OK, let me try to explain again. GFP_ATOMIC is not only a non-sleeping
allocation request. It also grants access to memory reserves. The later
is a bit more involved because there are more layers of memory reserves
to access but that is not really important. Non-sleeping semantic can be
achieved by GFP_NOWAIT which will not grant access to reserves unless
explicitly stated - e.g. by __GFP_HIGH or __GFP_ATOMIC.
Is that more clear?

Now again why I do not think access to memory reserves is suitable.

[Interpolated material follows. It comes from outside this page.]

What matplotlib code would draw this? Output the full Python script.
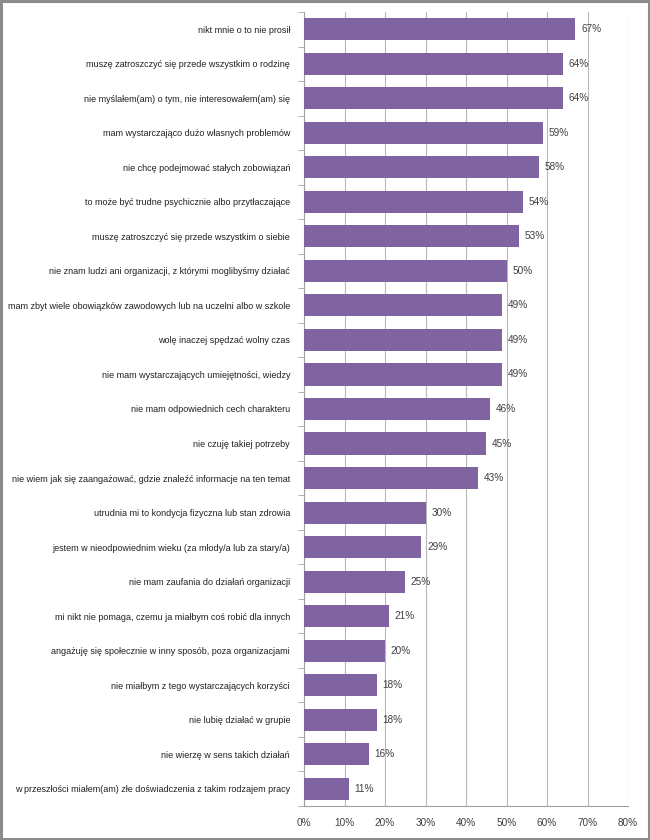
import matplotlib
matplotlib.use('Agg')
import matplotlib.pyplot as plt
from matplotlib.patches import Rectangle

categories = [
    'nikt mnie o to nie prosił',
    'muszę zatroszczyć się przede wszystkim o rodzinę',
    'nie myślałem(am) o tym, nie interesowałem(am) się',
    'mam wystarczająco dużo własnych problemów',
    'nie chcę podejmować stałych zobowiązań',
    'to może być trudne psychicznie albo przytłaczające',
    'muszę zatroszczyć się przede wszystkim o siebie',
    'nie znam ludzi ani organizacji, z którymi moglibyśmy działać',
    'mam zbyt wiele obowiązków zawodowych lub na uczelni albo w szkole',
    'wolę inaczej spędzać wolny czas',
    'nie mam wystarczających umiejętności, wiedzy',
    'nie mam odpowiednich cech charakteru',
    'nie czuję takiej potrzeby',
    'nie wiem jak się zaangażować, gdzie znaleźć informacje na ten temat',
    'utrudnia mi to kondycja fizyczna lub stan zdrowia',
    'jestem w nieodpowiednim wieku (za młody/a lub za stary/a)',
    'nie mam zaufania do działań organizacji',
    'mi nikt nie pomaga, czemu ja miałbym coś robić dla innych',
    'angażuję się społecznie w inny sposób, poza organizacjami',
    'nie miałbym z tego wystarczających korzyści',
    'nie lubię działać w grupie',
    'nie wierzę w sens takich działań',
    'w przeszłości miałem(am) złe doświadczenia z takim rodzajem pracy',
]
values = [67, 64, 64, 59, 58, 54, 53, 50, 49, 49, 49, 46, 45, 43,
          30, 29, 25, 21, 20, 18, 18, 16, 11]
xticks = [0, 10, 20, 30, 40, 50, 60, 70, 80]

plt.rcParams['font.family'] = ['Liberation Sans', 'DejaVu Sans']

fig = plt.figure(figsize=(6.5, 8.4), dpi=100)
fig.patches.append(Rectangle((0.002, 0.0015), 0.996, 0.997, transform=fig.transFigure,
                             fill=False, edgecolor='#8c8c8c', linewidth=2.2))
ax = fig.add_axes([304/650, 34/840, 324/650, 794/840])

# pick a label size so the longest category fits in the space left of the axis
renderer = fig.canvas.get_renderer()
lab_size = 8.5
while lab_size > 4:
    widths = []
    for c in categories:
        t = fig.text(0, 0, c, fontsize=lab_size)
        widths.append(t.get_window_extent(renderer).width)
        t.remove()
    if max(widths) <= 287:
        break
    lab_size -= 0.1

n = len(categories)
ypos = list(range(n))
ax.barh(ypos, values, height=0.64, color='#8064A2', zorder=3)
for y, v in zip(ypos, values):
    ax.text(v + 1.4, y, f'{v}%', va='center', ha='left', fontsize=7.2, color='#404040')

ax.set_ylim(n - 0.5, -0.5)
ax.set_xlim(0, 80)
ax.set_xticks(xticks)
ax.set_xticklabels([f'{t}%' for t in xticks], fontsize=7.2, color='#404040')
ax.set_yticks(ypos)
ax.set_yticklabels(categories, fontsize=lab_size, color='#202020')
ax.set_yticks([i - 0.5 for i in range(n + 1)], minor=True)
ax.tick_params(axis='y', which='major', length=0, pad=10)
ax.tick_params(axis='y', which='minor', length=4, color='#a0a0a0', direction='out')
ax.tick_params(axis='x', length=0, pad=9)
ax.grid(axis='x', color='#b8b8b8', linewidth=0.8, zorder=0)
for s in ['top', 'right']:
    ax.spines[s].set_visible(False)
ax.spines['left'].set_color('#a0a0a0')
ax.spines['bottom'].set_color('#a0a0a0')

fig.savefig('out.png', dpi=100)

Hugetlb pages can be released in a large batches and that might cause a
peak depletion of memory reserves which are normally used by other
consumers as well. Other GFP_ATOMIC users might see allocation failures.
Those shouldn't be really fatal as nobody should be relying on those and
a failure usually mean a hand over to a different, less constrained,
context. So this concern is more about a more well behaved behavior from
the hugetlb side than a correctness.
Is that more clear?

There shouldn't be any real reason why the memory allocation for
vmemmaps, or handling vmemmap in general, has to be done from within the
hugetlb lock and therefore requiring a non-sleeping semantic. All that
can be deferred to a more relaxed context. If you want to make a
GFP_NOWAIT optimistic attempt in the direct free path then no problem
but you have to expect failures under memory pressure. If you want to
have a more robust allocation request then you have to go outside of the
spin lock and use GFP_KERNEL | __GFP_NORETRY or GFP_KERNEL |
__GFP_RETRY_MAYFAIL depending on how hard you want to try.
__GFP_THISNODE makes a slight difference here but something that I would
recommend not depending on.
Is that more clear?
-- 
Michal Hocko
SUSE Labs